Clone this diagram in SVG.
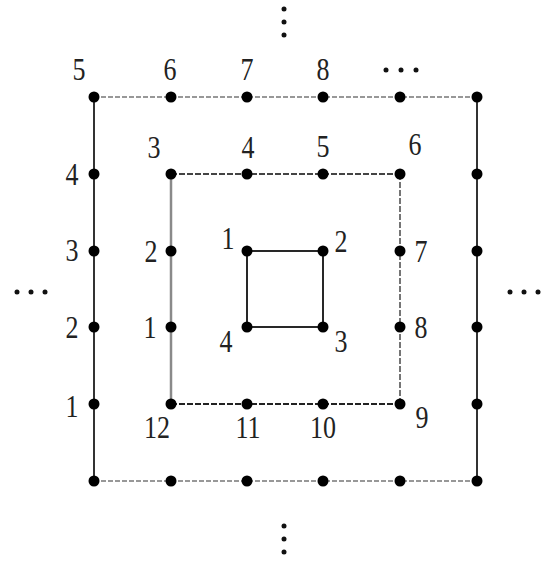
<svg xmlns="http://www.w3.org/2000/svg" width="554" height="563" viewBox="0 0 554 563">
<style>
.lbl{font-family:"Liberation Serif","DejaVu Serif",serif;font-size:26px;fill:#222;text-anchor:middle}
.dot{fill:#000}
.sdot{fill:#111}
.solid{stroke:#333;stroke-width:2;fill:none}
.dash{stroke:#777;stroke-width:1.4;stroke-dasharray:5 2;fill:none}
.mdash{stroke:#444;stroke-width:1.8;stroke-dasharray:6 2;fill:none}
.light{stroke:#8a8a8a;stroke-width:2.5;fill:none}
.inner{stroke:#111;stroke-width:1.8;fill:none}
</style>
<rect width="554" height="563" fill="#fff"/>
<g id="connectors">
<line class="dash" x1="94" y1="97" x2="477" y2="97"/>
<line class="dash" x1="94" y1="481" x2="477" y2="481"/>
<line class="solid" x1="94" y1="97" x2="94" y2="481"/>
<line class="solid" x1="477" y1="97" x2="477" y2="481"/>
<line class="mdash" x1="171" y1="174" x2="400" y2="174"/>
<line class="light" x1="171" y1="174" x2="171" y2="404"/>
<line class="mdash" x1="171" y1="404" x2="400" y2="404" style="stroke:#222"/>
<line class="mdash" x1="400" y1="174" x2="400" y2="404" style="stroke:#666"/>
<rect class="inner" x="247" y="251" width="76" height="76"/>
</g>
<g id="outer">
<circle class="dot" cx="94" cy="97" r="5.5"/><circle class="dot" cx="171" cy="97" r="5.5"/><circle class="dot" cx="247" cy="97" r="5.5"/><circle class="dot" cx="323" cy="97" r="5.5"/><circle class="dot" cx="400" cy="97" r="5.5"/><circle class="dot" cx="477" cy="97" r="5.5"/>
<circle class="dot" cx="94" cy="174" r="5.5"/><circle class="dot" cx="94" cy="251" r="5.5"/><circle class="dot" cx="94" cy="327" r="5.5"/><circle class="dot" cx="94" cy="404" r="5.5"/>
<circle class="dot" cx="477" cy="174" r="5.5"/><circle class="dot" cx="477" cy="251" r="5.5"/><circle class="dot" cx="477" cy="327" r="5.5"/><circle class="dot" cx="477" cy="404" r="5.5"/>
<circle class="dot" cx="94" cy="481" r="5.5"/><circle class="dot" cx="171" cy="481" r="5.5"/><circle class="dot" cx="247" cy="481" r="5.5"/><circle class="dot" cx="323" cy="481" r="5.5"/><circle class="dot" cx="400" cy="481" r="5.5"/><circle class="dot" cx="477" cy="481" r="5.5"/>
<text class="lbl" transform="translate(79,80) scale(1,1.2)">5</text>
<text class="lbl" transform="translate(170,80) scale(1,1.2)">6</text>
<text class="lbl" transform="translate(247,80) scale(1,1.2)">7</text>
<text class="lbl" transform="translate(323,80) scale(1,1.2)">8</text>
<text class="lbl" transform="translate(72,185) scale(1,1.2)">4</text>
<text class="lbl" transform="translate(72,261) scale(1,1.2)">3</text>
<text class="lbl" transform="translate(72,338) scale(1,1.2)">2</text>
<text class="lbl" transform="translate(72,417) scale(1,1.2)">1</text>
</g>
<g id="middle">
<circle class="dot" cx="171" cy="174" r="5.5"/><circle class="dot" cx="247" cy="174" r="5.5"/><circle class="dot" cx="323" cy="174" r="5.5"/><circle class="dot" cx="400" cy="174" r="5.5"/>
<circle class="dot" cx="171" cy="251" r="5.5"/><circle class="dot" cx="171" cy="327" r="5.5"/>
<circle class="dot" cx="400" cy="251" r="5.5"/><circle class="dot" cx="400" cy="327" r="5.5"/>
<circle class="dot" cx="171" cy="404" r="5.5"/><circle class="dot" cx="247" cy="404" r="5.5"/><circle class="dot" cx="323" cy="404" r="5.5"/><circle class="dot" cx="400" cy="404" r="5.5"/>
<text class="lbl" transform="translate(154,158) scale(1,1.2)">3</text>
<text class="lbl" transform="translate(248,158) scale(1,1.2)">4</text>
<text class="lbl" transform="translate(323,157) scale(1,1.2)">5</text>
<text class="lbl" transform="translate(415,155) scale(1,1.2)">6</text>
<text class="lbl" transform="translate(151,262) scale(1,1.2)">2</text>
<text class="lbl" transform="translate(150,338) scale(1,1.2)">1</text>
<text class="lbl" transform="translate(421,262) scale(1,1.2)">7</text>
<text class="lbl" transform="translate(421,338) scale(1,1.2)">8</text>
<text class="lbl" transform="translate(422,428) scale(1,1.2)">9</text>
<text class="lbl" transform="translate(157,438) scale(1,1.2)">12</text>
<text class="lbl" transform="translate(248,438) scale(1,1.2)">11</text>
<text class="lbl" transform="translate(323,438) scale(1,1.2)">10</text>
</g>
<g id="inner">
<circle class="dot" cx="247" cy="251" r="5.5"/><circle class="dot" cx="323" cy="251" r="5.5"/><circle class="dot" cx="323" cy="327" r="5.5"/><circle class="dot" cx="247" cy="327" r="5.5"/>
<text class="lbl" transform="translate(228,249) scale(1,1.2)">1</text>
<text class="lbl" transform="translate(341,252) scale(1,1.2)">2</text>
<text class="lbl" transform="translate(341,352) scale(1,1.2)">3</text>
<text class="lbl" transform="translate(226,352) scale(1,1.2)">4</text>
</g>
<g id="ellipses">
<circle class="sdot" cx="284" cy="9" r="2.5"/><circle class="sdot" cx="284" cy="22" r="2.5"/><circle class="sdot" cx="284" cy="35" r="2.5"/>
<circle class="sdot" cx="284" cy="526" r="2.5"/><circle class="sdot" cx="284" cy="539" r="2.5"/><circle class="sdot" cx="284" cy="552" r="2.5"/>
<circle class="sdot" cx="386" cy="70" r="2.5"/><circle class="sdot" cx="401" cy="70" r="2.5"/><circle class="sdot" cx="416" cy="70" r="2.5"/>
<circle class="sdot" cx="17" cy="292" r="2.5"/><circle class="sdot" cx="31" cy="292" r="2.5"/><circle class="sdot" cx="45" cy="292" r="2.5"/>
<circle class="sdot" cx="510" cy="292" r="2.5"/><circle class="sdot" cx="524" cy="292" r="2.5"/><circle class="sdot" cx="538" cy="292" r="2.5"/>
</g>
</svg>
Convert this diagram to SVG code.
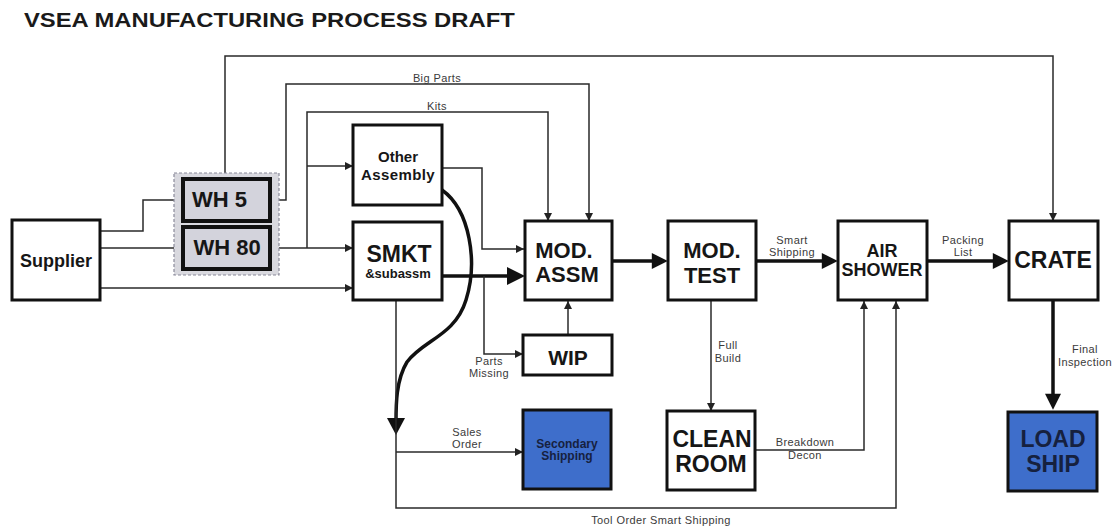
<svg xmlns="http://www.w3.org/2000/svg" width="1117" height="529" viewBox="0 0 1117 529">
<defs>
<marker id="a" viewBox="0 0 10 10" refX="10" refY="5" markerUnits="userSpaceOnUse" markerWidth="9" markerHeight="8" orient="auto"><path d="M0,0 L10,5 L0,10 z" fill="#222"/></marker>
<marker id="b" viewBox="0 0 10 10" refX="7" refY="5" markerUnits="userSpaceOnUse" markerWidth="18" markerHeight="16" orient="auto"><path d="M0,0 L10,5 L0,10 z" fill="#111"/></marker>
</defs>
<style>
.box{fill:#fff;stroke:#111;stroke-width:3}
.wh{fill:#d3d3dc;stroke:#111;stroke-width:4}
.blue{fill:#3e6ecb;stroke:#111;stroke-width:3}
.t{font-family:"Liberation Sans",Arial,sans-serif;font-weight:bold;fill:#161616;text-anchor:middle}
.tb{font-family:"Liberation Sans",Arial,sans-serif;font-weight:bold;fill:#16213f;text-anchor:middle}
.l{font-family:"Liberation Sans",Arial,sans-serif;font-size:11px;letter-spacing:0.4px;fill:#3a3a3a;text-anchor:middle}
.c{fill:none;stroke:#2a2a2a;stroke-width:1.5}
.k{fill:none;stroke:#111;stroke-width:3.5}
</style>
<rect width="1117" height="529" fill="#fff"/>
<text transform="translate(24,27) scale(1.19,1)" font-family="Liberation Sans,Arial,sans-serif" font-weight="bold" font-size="20" fill="#1a1a1a">VSEA MANUFACTURING PROCESS DRAFT</text>

<g id="connectors">
<path class="c" d="M225,173 V56 H1053 V221" marker-end="url(#a)"/>
<path class="c" d="M270,200 H286 V84 H589 V221" marker-end="url(#a)"/>
<path class="c" d="M270,248 H353" marker-end="url(#a)"/>
<path class="c" d="M307,248 V112 H548 V221" marker-end="url(#a)"/>
<path class="c" d="M307,166 H353" marker-end="url(#a)"/>
<path class="c" d="M100,231 H143 V200 H183" marker-end="url(#a)"/>
<path class="c" d="M100,248 H183" marker-end="url(#a)"/>
<path class="c" d="M100,288 H353" marker-end="url(#a)"/>
<path class="c" d="M442,168 H482 V249 H524" marker-end="url(#a)"/>
<path class="k" d="M442,276 H519"/>
<path d="M507,267 L525,276 L507,285 z" fill="#111"/>
<path class="c" d="M484,276 V354 H523" marker-end="url(#a)"/>
<path class="c" d="M568,335 V301" marker-end="url(#a)"/>
<path class="k" d="M442,190 C470,210 478,262 466,300 C455,336 423,340 407,362 C396,380 396,405 396,422"/>
<path d="M387,418 L405,418 L396,435 z" fill="#111"/>
<path class="c" d="M396,300 V508 H896 V301" marker-end="url(#a)"/>
<path class="c" d="M396,452 H523" marker-end="url(#a)"/>
<path class="k" d="M612,261 H663" marker-end="url(#b)"/>
<path class="k" d="M756,261 H833" marker-end="url(#b)"/>
<path class="k" d="M927,261 H1004" marker-end="url(#b)"/>
<path class="c" d="M711,300 V411" marker-end="url(#a)"/>
<path class="c" d="M755,450 H864 V301" marker-end="url(#a)"/>
<path class="k" d="M1053,300 V405" marker-end="url(#b)"/>
</g>

<g id="labels">
<text class="l" x="437" y="82">Big Parts</text>
<text class="l" x="437" y="110">Kits</text>
<text class="l" x="489" y="365">Parts</text>
<text class="l" x="489" y="377">Missing</text>
<text class="l" x="467" y="436">Sales</text>
<text class="l" x="467" y="448">Order</text>
<text class="l" x="792" y="244">Smart</text>
<text class="l" x="792" y="256">Shipping</text>
<text class="l" x="963" y="244">Packing</text>
<text class="l" x="963" y="256">List</text>
<text class="l" x="728" y="349">Full</text>
<text class="l" x="728" y="362">Build</text>
<text class="l" x="805" y="446">Breakdown</text>
<text class="l" x="805" y="459">Decon</text>
<text class="l" x="1085" y="353">Final</text>
<text class="l" x="1085" y="366">Inspection</text>
<text class="l" x="661" y="524" font-size="11.5">Tool Order Smart Shipping</text>
</g>

<g id="supplier"><rect class="box" x="12" y="220" width="88" height="80"/><text class="t" x="56" y="267" font-size="18">Supplier</text></g>
<g id="wh-group"><rect x="174" y="173" width="105" height="102" fill="#d9d9df" stroke="#8a8a9a" stroke-width="1.2" stroke-dasharray="3,2"/></g>
<g id="wh5"><rect class="wh" x="183" y="179" width="87" height="42"/><text class="t" x="192" y="207" font-size="22" style="text-anchor:start">WH 5</text></g>
<g id="wh80"><rect class="wh" x="183" y="227" width="87" height="42"/><text class="t" x="227" y="255" font-size="22">WH 80</text></g>
<g id="other"><rect class="box" x="353" y="125" width="89" height="80"/><text class="t" x="398" y="162" font-size="15">Other</text><text class="t" x="398" y="180" font-size="15" letter-spacing="0.4">Assembly</text></g>
<g id="smkt"><rect class="box" x="353" y="222" width="89" height="78"/><text class="t" x="399" y="262" font-size="23">SMKT</text><text class="t" x="398" y="278" font-size="13">&amp;subassm</text></g>
<g id="modassm"><rect class="box" x="525" y="221" width="87" height="79"/><text class="t" x="564" y="258" font-size="22">MOD.</text><text class="t" x="567" y="282" font-size="22">ASSM</text></g>
<g id="wip"><rect class="box" x="523" y="335" width="89" height="40"/><text class="t" x="568" y="365" font-size="21">WIP</text></g>
<g id="secondary"><rect class="blue" x="523" y="410" width="88" height="79"/><text class="tb" x="567" y="448" font-size="12">Secondary</text><text class="tb" x="567" y="460" font-size="12">Shipping</text></g>
<g id="modtest"><rect class="box" x="668" y="221" width="88" height="79"/><text class="t" x="712" y="258" font-size="22">MOD.</text><text class="t" x="712" y="283" font-size="22">TEST</text></g>
<g id="clean"><rect class="box" x="667" y="411" width="88" height="79"/><text class="t" x="712" y="447" font-size="23">CLEAN</text><text class="t" x="711" y="472" font-size="23">ROOM</text></g>
<g id="airshower"><rect class="box" x="838" y="221" width="89" height="79"/><text class="t" x="882" y="257" font-size="18">AIR</text><text class="t" x="882" y="276" font-size="18">SHOWER</text></g>
<g id="crate"><rect class="box" x="1009" y="221" width="89" height="79"/><text class="t" x="1053" y="268" font-size="23">CRATE</text></g>
<g id="loadship"><rect class="blue" x="1008" y="412" width="89" height="79"/><text class="tb" x="1053" y="447" font-size="23">LOAD</text><text class="tb" x="1053" y="472" font-size="23">SHIP</text></g>
</svg>
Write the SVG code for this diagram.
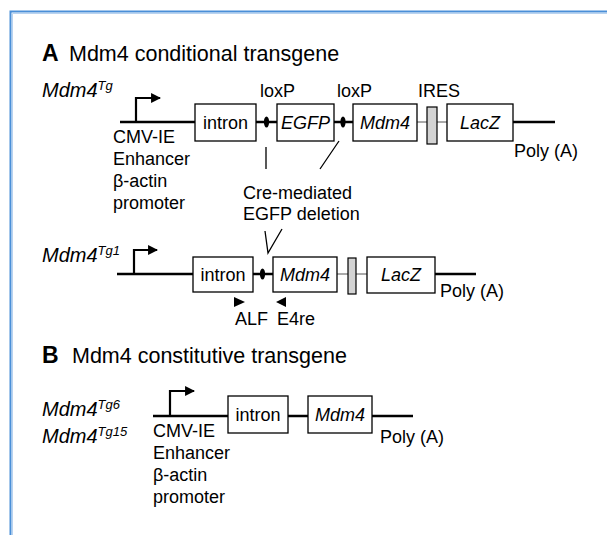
<svg xmlns="http://www.w3.org/2000/svg" width="607" height="535" viewBox="0 0 607 535">
<style>
text{font-family:"Liberation Sans",Arial,sans-serif;fill:#000}
.lbl{font-size:18px}
.it{font-style:italic}
.rl{font-size:20px;font-style:italic}
.ttl{font-size:21.5px}
.b{font-weight:bold;font-size:23px}
.sup{font-size:13px}
.box{fill:#fff;stroke:#000;stroke-width:1.3}
.dna{stroke:#000;stroke-width:2.6;fill:none}
.thin{stroke:#555;stroke-width:1;fill:none}
.prom{stroke:#000;stroke-width:2.2;fill:none}
.ires{fill:#d3d3d3;stroke:#000;stroke-width:1.2}
.ln{stroke:#000;stroke-width:1.3;fill:none}
</style>
<defs>
<marker id="ah" viewBox="0 0 10 10" refX="9" refY="5" markerWidth="4.5" markerHeight="4.5" orient="auto" markerUnits="strokeWidth"><path d="M0,0 L10,5 L0,10 z" fill="#000"/></marker>
</defs>
<path d="M10.5,535 V11.5 H607" fill="none" stroke="#4a8fd8" stroke-width="2"/>
<path d="M12.5,535 V13.5 H607" fill="none" stroke="#b9d3f0" stroke-width="1"/>

<g id="title-a"><text x="42" y="61" class="b">A</text><text x="69" y="61" class="ttl">Mdm4 conditional transgene</text></g>

<g id="connectors">
<path class="dna" d="M120,122 H195 M256,122 H277 M334,122 H353 M513,122 H555"/>
<path class="thin" d="M417,122 H427 M437,122 H447"/>
<path class="prom" d="M136,122 V98 H160" marker-end="url(#ah)"/>
<path class="ln" d="M266,147 V169 M339,141 L320,169"/>
<path class="dna" d="M117,274 H193 M253,274 H273 M435,274 H476"/>
<path class="thin" d="M337,274 H348 M356,274 H367"/>
<path class="prom" d="M134,274 V250 H157" marker-end="url(#ah)"/>
<path class="ln" d="M265,231 L268,253 L282,229"/>
<path class="dna" d="M153,416 H228 M288,416 H308 M372,416 H413"/>
<path class="prom" d="M170,416 V391 H194" marker-end="url(#ah)"/>
</g>

<g id="tg-label"><text x="42" y="97" class="rl">Mdm4<tspan class="sup" dy="-7">Tg</tspan></text></g>
<g id="promoter-a"><text class="lbl"><tspan x="113" y="143">CMV-IE</tspan><tspan x="113" y="165">Enhancer</tspan><tspan x="113" y="187">β-actin</tspan><tspan x="113" y="209">promoter</tspan></text></g>
<g id="intron-a"><rect class="box" x="195" y="104" width="61" height="37"/><text x="225.5" y="129" class="lbl" text-anchor="middle">intron</text></g>
<g id="loxp1-a"><ellipse cx="266.5" cy="122" rx="2.6" ry="5.5"/><text x="260" y="97" class="lbl">loxP</text></g>
<g id="egfp-a"><rect class="box" x="277" y="104" width="57" height="37"/><text x="305.5" y="129" class="lbl it" text-anchor="middle">EGFP</text></g>
<g id="loxp2-a"><ellipse cx="343" cy="122" rx="2.6" ry="5.5"/><text x="337" y="97" class="lbl">loxP</text></g>
<g id="mdm4-a"><rect class="box" x="353" y="104" width="64" height="37"/><text x="385" y="129" class="lbl it" text-anchor="middle">Mdm4</text></g>
<g id="ires-a"><rect class="ires" x="427" y="107" width="10" height="37"/><text x="418" y="97" class="lbl">IRES</text></g>
<g id="lacz-a"><rect class="box" x="447" y="104" width="66" height="37"/><text x="480" y="129" class="lbl it" text-anchor="middle">LacZ</text></g>
<g id="polya-a"><text x="514" y="157" class="lbl">Poly (A)</text></g>
<g id="cre-label"><text class="lbl"><tspan x="243" y="199">Cre-mediated</tspan><tspan x="243" y="220">EGFP deletion</tspan></text></g>

<g id="tg1-label"><text x="42" y="262" class="rl">Mdm4<tspan class="sup" dy="-7">Tg1</tspan></text></g>
<g id="intron-tg1"><rect class="box" x="193" y="257" width="60" height="35"/><text x="223" y="281" class="lbl" text-anchor="middle">intron</text></g>
<g id="loxp-tg1"><ellipse cx="262.5" cy="274" rx="2.6" ry="5.5"/></g>
<g id="mdm4-tg1"><rect class="box" x="273" y="257" width="64" height="35"/><text x="305" y="281" class="lbl it" text-anchor="middle">Mdm4</text></g>
<g id="ires-tg1"><rect class="ires" x="348" y="258" width="8" height="36"/></g>
<g id="lacz-tg1"><rect class="box" x="367" y="257" width="68" height="36"/><text x="401" y="281" class="lbl it" text-anchor="middle">LacZ</text></g>
<g id="polya-tg1"><text x="440" y="297" class="lbl">Poly (A)</text></g>
<g id="alf"><path d="M234,297 L245,302 L234,307 z"/><text x="235" y="325" class="lbl">ALF</text></g>
<g id="e4re"><path d="M286,297 L276,302 L286,307 z"/><text x="277" y="325" class="lbl">E4re</text></g>

<g id="title-b"><text x="42" y="363" class="b">B</text><text x="72" y="363" class="ttl">Mdm4 constitutive transgene</text></g>
<g id="tg6-label"><text x="42" y="416" class="rl">Mdm4<tspan class="sup" dy="-7">Tg6</tspan></text></g>
<g id="tg15-label"><text x="42" y="443" class="rl">Mdm4<tspan class="sup" dy="-7">Tg15</tspan></text></g>
<g id="promoter-b"><text class="lbl"><tspan x="153" y="437">CMV-IE</tspan><tspan x="153" y="459">Enhancer</tspan><tspan x="153" y="481">β-actin</tspan><tspan x="153" y="503">promoter</tspan></text></g>
<g id="intron-b"><rect class="box" x="228" y="396" width="60" height="37"/><text x="258" y="421" class="lbl" text-anchor="middle">intron</text></g>
<g id="mdm4-b"><rect class="box" x="308" y="396" width="64" height="37"/><text x="340" y="421" class="lbl it" text-anchor="middle">Mdm4</text></g>
<g id="polya-b"><text x="380" y="443" class="lbl">Poly (A)</text></g>
</svg>
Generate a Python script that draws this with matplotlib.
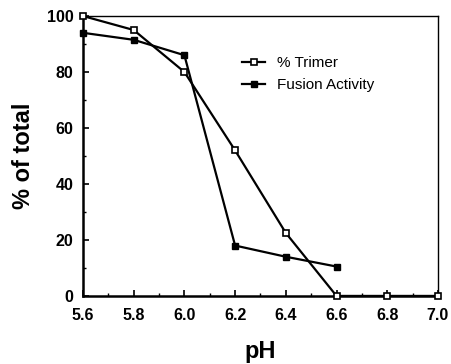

WHAT THE TASK REQUIRES:
From the listing above, restate verbatim the lines running from the one with "Convert this diagram to SVG code." through the one with "MANUFACTURING PROCESS DRAFT</text>", inclusive, but not the pictures.

REPLY TO THE TASK:
Convert this diagram to SVG code.
<svg xmlns="http://www.w3.org/2000/svg" width="1117" height="529" viewBox="0 0 1117 529">
<defs>
<marker id="a" viewBox="0 0 10 10" refX="10" refY="5" markerUnits="userSpaceOnUse" markerWidth="9" markerHeight="8" orient="auto"><path d="M0,0 L10,5 L0,10 z" fill="#222"/></marker>
<marker id="b" viewBox="0 0 10 10" refX="7" refY="5" markerUnits="userSpaceOnUse" markerWidth="18" markerHeight="16" orient="auto"><path d="M0,0 L10,5 L0,10 z" fill="#111"/></marker>
</defs>
<style>
.box{fill:#fff;stroke:#111;stroke-width:3}
.wh{fill:#d3d3dc;stroke:#111;stroke-width:4}
.blue{fill:#3e6ecb;stroke:#111;stroke-width:3}
.t{font-family:"Liberation Sans",Arial,sans-serif;font-weight:bold;fill:#161616;text-anchor:middle}
.tb{font-family:"Liberation Sans",Arial,sans-serif;font-weight:bold;fill:#16213f;text-anchor:middle}
.l{font-family:"Liberation Sans",Arial,sans-serif;font-size:11px;letter-spacing:0.4px;fill:#3a3a3a;text-anchor:middle}
.c{fill:none;stroke:#2a2a2a;stroke-width:1.5}
.k{fill:none;stroke:#111;stroke-width:3.5}
</style>
<rect width="1117" height="529" fill="#fff"/>
<text transform="translate(24,27) scale(1.19,1)" font-family="Liberation Sans,Arial,sans-serif" font-weight="bold" font-size="20" fill="#1a1a1a">VSEA MANUFACTURING PROCESS DRAFT</text>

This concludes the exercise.